City Council reins in vehicle impoundment program

The ordinance, part of the mayor’s effort to bring equity to an overly-punitive ticketing and towing policy, cuts fines and storage fees, limits offenses eligible for impoundment and adds new defenses to help motorists avoid it.

SHARE City Council reins in vehicle impoundment program
Chicago City Hall, 121 N. LaSalle St.

The Chicago City Council on Wednesday voted to overhaul the city’s vehicle impoundment program.

Sun-Times file

Without a word of debate, the City Council agreed Wednesday to rein in a vehicle impoundment program that became Chicago’s catch-all solution to crimes of all kinds, but also trapped motorists in a cycle of debt.

“No city should be able to hoard and profit from the personal property of its residents just because they can’t afford to pay. And no city should be taking away its residents’ ability to get back and forth to work or to school,” a triumphant Mayor Lori Lightfoot told reporters after the Council meeting.

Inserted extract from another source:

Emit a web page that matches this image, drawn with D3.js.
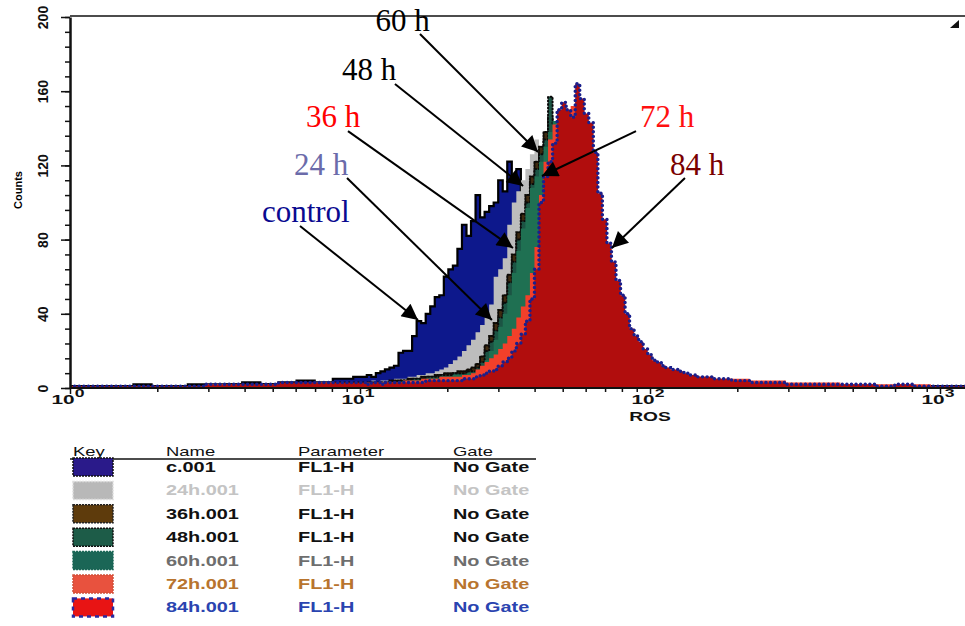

Last fall, Lightfoot convinced aldermen to cut Chicago scofflaws some slack by reducing fines, expanding payment plans and stopping drivers’ license suspensions for non-moving violations. The mayor also ordered a moratorium on water shut-offs, calling water a “basic human right.”

Wednesday’s vote was yet another installment on the mayor’s plan to bring equity to an overly-punitive ticketing and towing policy that has unfairly targeted minority motorists and forced thousands of them into bankruptcy.

Under the ordinance:

• Automatic impoundment ends for motorists driving on suspended licenses if the suspension was triggered by overdue parking tickets. 

• Fines doubled nine years ago return to 2011 levels and storage fees are capped at $1,000.

Lightfoot said mounting fees have “resulted over time in so many people just abandoning their cars because they couldn’t afford to pay the accumulated fees and debt.”

• The city won’t charge storage fees when motorists can’t redeem their vehicles.

• The laundry list of offenses making motorists eligible for vehicle impoundment gets shorter; gone are many “non-driving and non-public safety-related offenses,” including possession of fireworks, playing loud music, littering and driving on a license suspended as a result of city debt.

• The city will establish an “innocent owner” defense, which, the mayor said, “will allow folks to get their cars when they’ve been used without their knowledge or prove that their cars shouldn’t have been impounded in the first place.”

• Automatic impoundment ends for motorists driving on suspended licenses if the suspension was triggered by overdue parking tickets.

Over the years, vehicle impoundment became the city’s answer to fighting crimes ranging from curfew violations and loud radio playing to soliciting for prostitution and graffiti.

Impounded vehicles are then sold to the city’s private towing contractor for scrap, often for less than $200.

Shortly after taking office, then-Mayor Richard M. Daley turned towing over to EAR, a company whose owners have close ties to Jeremiah Joyce, one of Daley’s closest friends in politics.

The Sun-Times subsequently exposed how the city sells about 70,000 cars each year to EAR for no more than the going scrap-metal price, regardless of the vehicle’s age or condition.

Owners get nothing for the car, even though they’re still on the hook to the city for fines and towing fees. The towing company resold the cars through private auctions held at city auto pounds and kept the proceeds.

Lightfoot introduced the latest round of reforms in response to a more recent investigation by WBEZ-FM (91.5) that uncovered even more problems in the way police seize vehicles during arrests, saddling motorists with thousands of dollars in storage fees that drove them in debt.

That investigation concluded that storage fees were “inflated” because of mistakes made by people and computers and by Emanuel’s decision to lift the cap. A review by the city’s Department of Finance is currently underway.

“These reforms...will make sure that every Chicagoan has...equal opportunity to getting their cars out of the pound, stop the seizure of cars in the first place for non-moving violations and stop forcing them to choose between getting their car back, getting food on the table or getting sent into a cycle of debt,” the mayor said.

The impoundment reforms were approved at an action-packed City Council meeting where aldermen also agreed to spend nearly $5 million to compensate motorists denied due process after their vehicles were seized in connection with suspected drug-related offenses.

Plaintiffs Brandon Fuller and Savannah Washington filed the lawsuit after their vehicle was seized for potential forfeiture after a passenger in the car was arrested for possession of a felony amount of marijuana.

One month later, a judge found there was no probable cause for the search and the case against the passenger was dismissed.

Although the charges that triggered the impoundment were dropped, it was too late for Fuller and Washington.

They claim the Chicago Police Department’s Asset Forfeiture Unit contacted the lienholder of the vehicle “almost immediately after” their car was impounded and “encouraged the lienholder” to re-possess the vehicle.

They claim to have made several attempts to recover their vehicle, to no avail. It was released to the lienholder.